Ria too has faced this distressing situation. Having been gripped by agoraphobia in 2018 she left home during an August heatwave intending to end her life.
She was quickly picked up by police and sectioned under the Mental Health Act.
"I'd been detained off the streets in the clothes I was wearing," she says. "I ended up in this hospital miles away. No-one could visit me, no-one could bring me clean clothes."
Ria spent nearly four weeks there. "I used to wash my clothes in the shower in the morning and go and stand outside wearing my wet clothes and just dry them in the sun."
There are longer-term impacts too. Being out of area meant Simon's community psychiatric nurse couldn't visit and plan his post-discharge care. Instead, he was required to be well enough to travel by train to meet her.
Marjorie Wallace, CEO of mental health charity Sane, says the government missing its target is "extremely disappointing".
She says: "People have been shunted like parcels to where there's a psychiatric bed. Many times they don't know where they are - they're put in a car and are taken to a hospital somewhere in the countryside so someone is already lonely and disoriented and that experience of being alone is terrifying."
She works with many families. Recently, one 18-year-old man with severe depression and anxiety was sent more than 100 miles away from his family and was accommodated in a Travelodge because there were no beds available in any units.
She says another family, from Cornwall, have clocked up more than 25,000 miles driving across the country to visit their daughter who has been treated in various locations from Somerset to Orpington.
"It's very unfair on families because what they can do? We don't give them a budget to get the transport to visit so they feel helpless and heartbroken."
Marjorie believes the situation has arisen because of the government's "relentless agenda" to close psychiatric units. Since 2000, she says, England has lost half of its beds and now has about 18,000 nationally.
One commonly cited solution to this, beyond commissioning more beds, is improving the quantity of care in the community.
It is something that has been set out in The NHS Long Term Plan. A 10-year plan launched in 2019, which builds upon the 2016 report. It also has a familiar target - to eradicate out of area placements. This time, the timeframe stretches until 2024.
RCPsych says it "welcomed" these ambitions but that it will require "laser focus" to achieve it.

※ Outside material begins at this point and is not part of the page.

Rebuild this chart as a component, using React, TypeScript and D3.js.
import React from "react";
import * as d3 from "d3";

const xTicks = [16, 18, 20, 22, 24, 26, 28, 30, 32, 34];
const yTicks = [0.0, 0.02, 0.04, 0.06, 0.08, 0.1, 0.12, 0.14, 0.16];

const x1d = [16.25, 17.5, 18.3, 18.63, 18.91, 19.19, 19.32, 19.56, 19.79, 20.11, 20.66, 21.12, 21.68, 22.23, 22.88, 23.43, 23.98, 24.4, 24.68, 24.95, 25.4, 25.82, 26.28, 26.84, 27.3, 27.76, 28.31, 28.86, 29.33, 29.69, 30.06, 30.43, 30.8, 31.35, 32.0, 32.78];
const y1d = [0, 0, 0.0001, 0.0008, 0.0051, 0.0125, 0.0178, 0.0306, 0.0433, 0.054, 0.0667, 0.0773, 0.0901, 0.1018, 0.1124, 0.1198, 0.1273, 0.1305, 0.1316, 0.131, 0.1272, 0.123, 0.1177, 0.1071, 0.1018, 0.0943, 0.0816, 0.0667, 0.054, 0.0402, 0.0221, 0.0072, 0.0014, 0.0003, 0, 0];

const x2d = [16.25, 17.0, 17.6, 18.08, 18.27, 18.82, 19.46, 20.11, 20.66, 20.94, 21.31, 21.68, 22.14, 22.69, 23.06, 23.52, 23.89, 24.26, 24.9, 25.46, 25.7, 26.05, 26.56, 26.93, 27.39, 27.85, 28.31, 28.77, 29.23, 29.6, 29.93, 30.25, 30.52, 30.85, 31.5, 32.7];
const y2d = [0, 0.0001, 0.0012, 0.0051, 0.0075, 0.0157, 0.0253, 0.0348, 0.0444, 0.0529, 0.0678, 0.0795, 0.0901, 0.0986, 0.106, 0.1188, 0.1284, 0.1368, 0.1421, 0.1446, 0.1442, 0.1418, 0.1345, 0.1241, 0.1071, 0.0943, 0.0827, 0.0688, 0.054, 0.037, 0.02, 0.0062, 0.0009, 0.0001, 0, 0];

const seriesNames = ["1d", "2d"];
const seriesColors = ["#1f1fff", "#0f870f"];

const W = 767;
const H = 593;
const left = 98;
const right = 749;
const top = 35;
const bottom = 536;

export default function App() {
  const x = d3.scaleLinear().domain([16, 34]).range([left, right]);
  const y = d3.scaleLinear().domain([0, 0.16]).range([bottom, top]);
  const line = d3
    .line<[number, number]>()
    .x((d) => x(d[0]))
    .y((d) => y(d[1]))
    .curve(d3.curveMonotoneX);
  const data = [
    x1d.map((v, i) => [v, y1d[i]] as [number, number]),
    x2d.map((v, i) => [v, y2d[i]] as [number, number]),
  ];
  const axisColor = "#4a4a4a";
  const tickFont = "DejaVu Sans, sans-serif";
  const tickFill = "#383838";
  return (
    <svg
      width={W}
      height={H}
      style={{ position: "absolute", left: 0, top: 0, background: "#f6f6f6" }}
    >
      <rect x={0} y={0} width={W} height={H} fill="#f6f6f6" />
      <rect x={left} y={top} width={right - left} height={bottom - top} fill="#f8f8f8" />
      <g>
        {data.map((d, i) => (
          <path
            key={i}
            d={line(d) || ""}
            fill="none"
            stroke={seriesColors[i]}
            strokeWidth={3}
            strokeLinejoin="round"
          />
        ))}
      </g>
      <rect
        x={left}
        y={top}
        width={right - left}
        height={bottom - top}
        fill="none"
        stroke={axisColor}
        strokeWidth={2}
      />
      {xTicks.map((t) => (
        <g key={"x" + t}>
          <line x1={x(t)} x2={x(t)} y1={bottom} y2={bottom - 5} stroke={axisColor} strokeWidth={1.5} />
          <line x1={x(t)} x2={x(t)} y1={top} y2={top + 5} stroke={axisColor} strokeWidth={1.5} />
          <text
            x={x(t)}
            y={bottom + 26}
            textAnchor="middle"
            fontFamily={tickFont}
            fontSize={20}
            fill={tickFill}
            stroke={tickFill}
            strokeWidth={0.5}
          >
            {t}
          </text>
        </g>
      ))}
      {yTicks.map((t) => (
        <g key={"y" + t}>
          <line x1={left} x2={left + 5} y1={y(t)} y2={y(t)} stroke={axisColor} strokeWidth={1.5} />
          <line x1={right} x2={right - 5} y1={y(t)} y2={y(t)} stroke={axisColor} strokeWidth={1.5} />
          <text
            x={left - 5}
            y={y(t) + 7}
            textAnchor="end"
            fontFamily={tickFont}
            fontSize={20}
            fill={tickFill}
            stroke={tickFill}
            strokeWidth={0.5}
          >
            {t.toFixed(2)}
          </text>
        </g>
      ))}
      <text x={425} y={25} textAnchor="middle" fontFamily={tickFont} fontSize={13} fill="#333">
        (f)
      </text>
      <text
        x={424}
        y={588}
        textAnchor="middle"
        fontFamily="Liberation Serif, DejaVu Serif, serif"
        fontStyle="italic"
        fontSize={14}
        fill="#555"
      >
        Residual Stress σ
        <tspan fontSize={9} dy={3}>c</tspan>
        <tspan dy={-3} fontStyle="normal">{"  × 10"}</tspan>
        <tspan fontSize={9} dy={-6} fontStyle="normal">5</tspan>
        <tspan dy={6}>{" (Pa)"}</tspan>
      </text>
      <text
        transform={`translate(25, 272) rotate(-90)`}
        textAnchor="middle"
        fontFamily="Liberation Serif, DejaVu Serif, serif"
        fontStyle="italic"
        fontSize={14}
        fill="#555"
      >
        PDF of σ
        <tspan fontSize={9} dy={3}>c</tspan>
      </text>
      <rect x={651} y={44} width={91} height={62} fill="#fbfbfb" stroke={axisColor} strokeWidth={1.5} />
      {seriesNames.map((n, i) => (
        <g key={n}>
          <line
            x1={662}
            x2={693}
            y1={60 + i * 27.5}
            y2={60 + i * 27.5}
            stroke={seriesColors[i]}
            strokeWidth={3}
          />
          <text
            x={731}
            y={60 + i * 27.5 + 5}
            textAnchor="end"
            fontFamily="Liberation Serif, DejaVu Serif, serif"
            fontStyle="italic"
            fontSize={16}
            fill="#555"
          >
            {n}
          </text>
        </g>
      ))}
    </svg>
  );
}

Dr James says investment is needed in "local, properly staffed beds" as well as follow-up care in the community, but adds the workforce crisis also needs to be addressed. Currently, 10% of consultant psychiatrist posts are vacant.
Marjorie is warier of community care becoming the sole solution, saying that it can only work if the service is suitably sufficient and in and outpatient care is joined-up.
She says community mental health teams are often "threadbare" with huge case loads and it needs to become a more robust service to work effectively in this way.
Sane is campaigning for every mental health care trust to have at least five beds available for those in crisis.
"We don't believe it's impossible," she concludes.
But the challenges the NHS now faces have changed since it first made its pledges in 2016 and 2019. Both were made before the Covid-19 pandemic. That alone has increased demand on mental health services with 1.8 million additional referrals expected by 2023.
The cost of living is also set to put further strain on the nation's mental health and NHS budgets.
In a statement, the Department of Health and Social Care said: "Everyone should have access to safe, appropriate mental health care. That's why we are investing an extra £2.3bn per year to transform NHS mental health services by 2024."
Simon, who himself now works for the NHS, spent 14 weeks in hospital. Once he was discharged, he received good, local, support, but he can't understand why the OAP situation hasn't changed.
"We've had so many empty promises that this is going to finish. There needs to be more beds, it can't carry on."